First of all, I'd like to point out the function you chose for optimization doesn't have a finite maximum:

With[{k = 10^20},
Plot3D[3 a^(8/10) b^(2/10) + a^2/(a - x) + b^2/(b - y) /. x | y -> 1 //
Evaluate, {a, -k, k}, {b, -k, k}]]


Still, generally it's possible to do what you want, here I'll use

Maximize[-(a - Sin[x])^2 - (b - Sin[y])^2, {a, b}]
(* {0, {a -> Sin[x], b -> Sin[y]}} *)


as an example. As you can see this optimization problem has an symbolic solution so we can easily check if the obtained solution is correct.

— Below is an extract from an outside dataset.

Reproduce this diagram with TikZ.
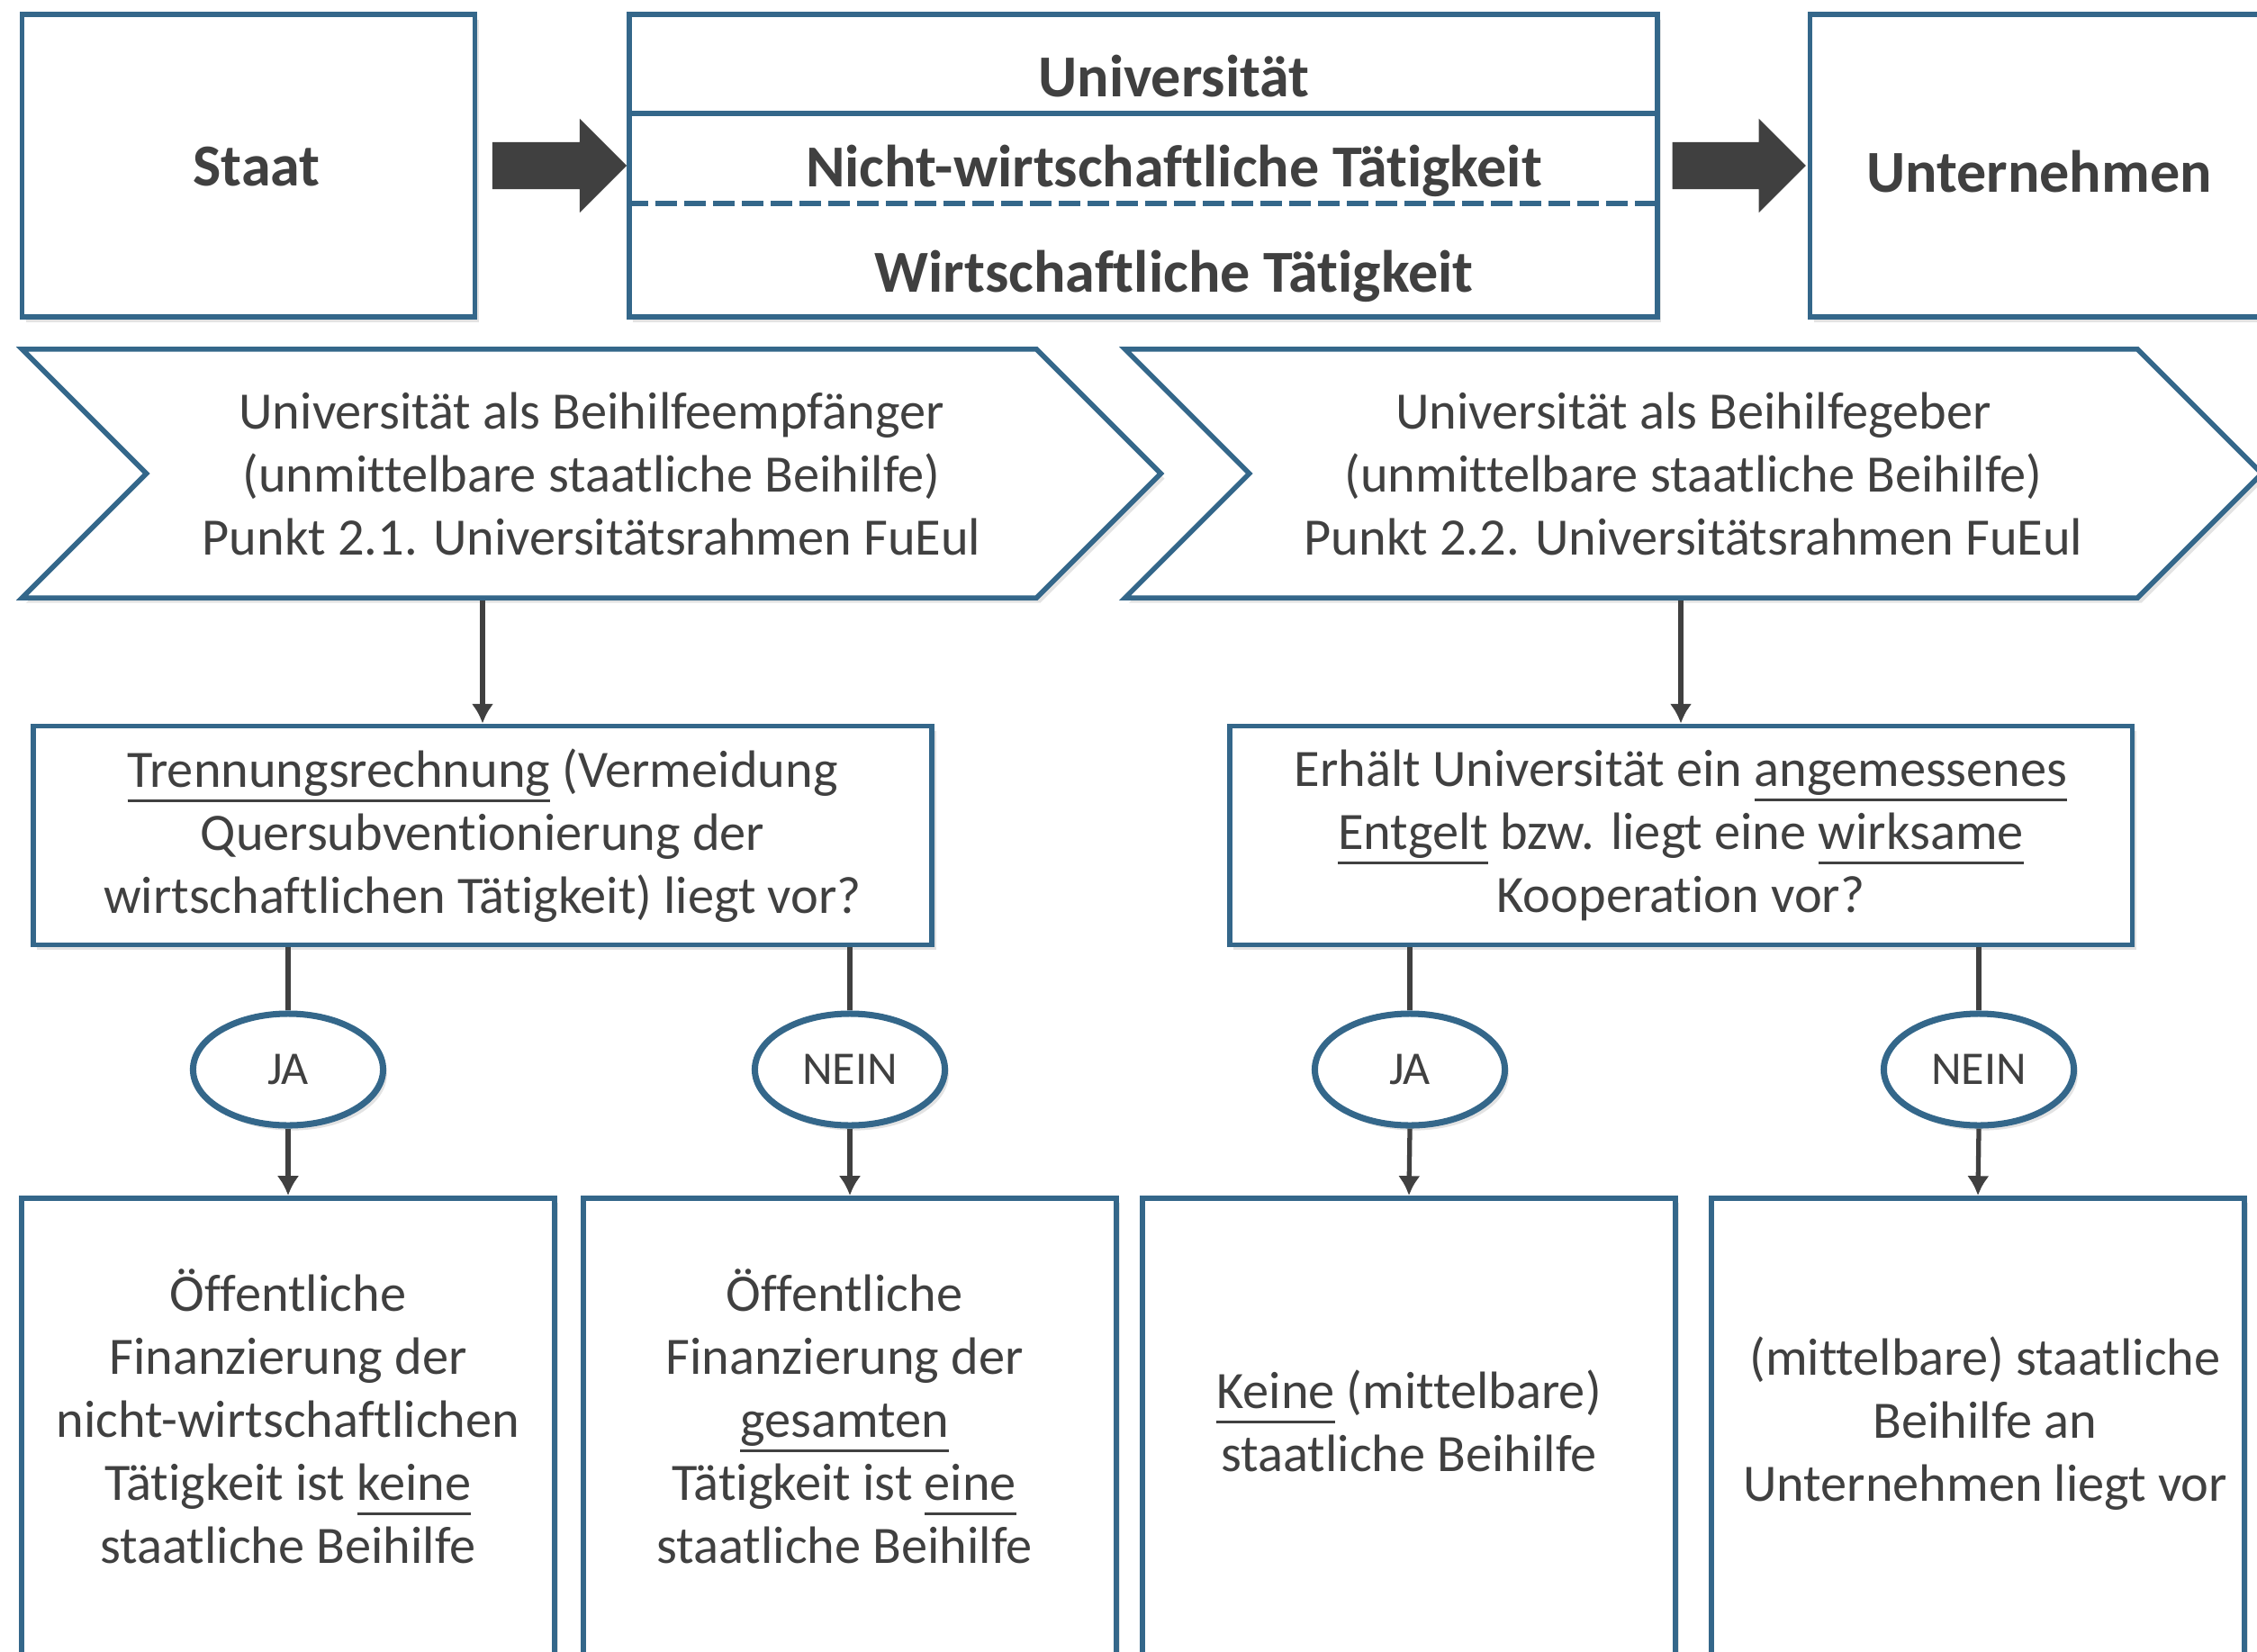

Back to our problem, what we need is just a black box function:

blackbox[{x_?NumericQ, y_}] :=
Module[{a, b}, {a, b} = NArgMax[-(a - Sin[x])^2 - (b - Sin[y])^2, {a, b}]; {(a + b) x y,
a b y/x}]

solxy = NDSolveValue[{xy'[t] == blackbox[xy@t], xy[0] == {1, 1}},
xy, {t, 0, 1}]; // AbsoluteTiming
(* {3.044525, Null} *)

{solx, soly} =
ListInterpolation[#, Flatten@solxy["Grid"]] & /@ Transpose@solxy["ValuesOnGrid"];

(* Result for comparison *)
{solx2, soly2} =
NDSolveValue[{x[0] == 1, y[0] == 1, x'[t] == (a + b) x[t] y[t],
y'[t] == a b y[t]/x[t]} /.
Last@Maximize[-(a - Sin[x@t])^2 - (b - Sin[y@t])^2, {a, b}], {x, y}, {t, 0, 1}];

Plot[{solx@t, soly@t, solx2@t, soly2@t}, {t, 0, 1},
PlotStyle -> {{Thick, Dashed}, {Thick, Dashed}, Thin, Thin}, PlotRange -> All]


# Update

Just saw your comment under Chris' answer. With the constraint 0 < a < 1, 0 < b < 1 there's indeed a finite maximum. Then we just need to define the black box function as:

blackbox[{x_?NumericQ, y_}] :=
Module[{a, b}, {a, b} =
NArgMax[{3 a^(8/10) b^(2/10) + a^2/(a - x) + b^2/(b - y), 0 < a < 1, 0 < b < 1}, {a,
b}]; {(a + b) x y, a b y/x}]


Rest part of the code is unchanged. The obtained result is:

Plot[{solx[t], soly[t]}, {t, 0, 1}]


## This is not an answer but a comment

 {X,Y}=DSolveValue[{x[0] == 1, y[0] == 1, x'[t] == (a + b) x[t] y[t],
y'[t] == a b y[t]/x[t]}, {x, y}, t]


Then you can specify a posteriori your values for a and b?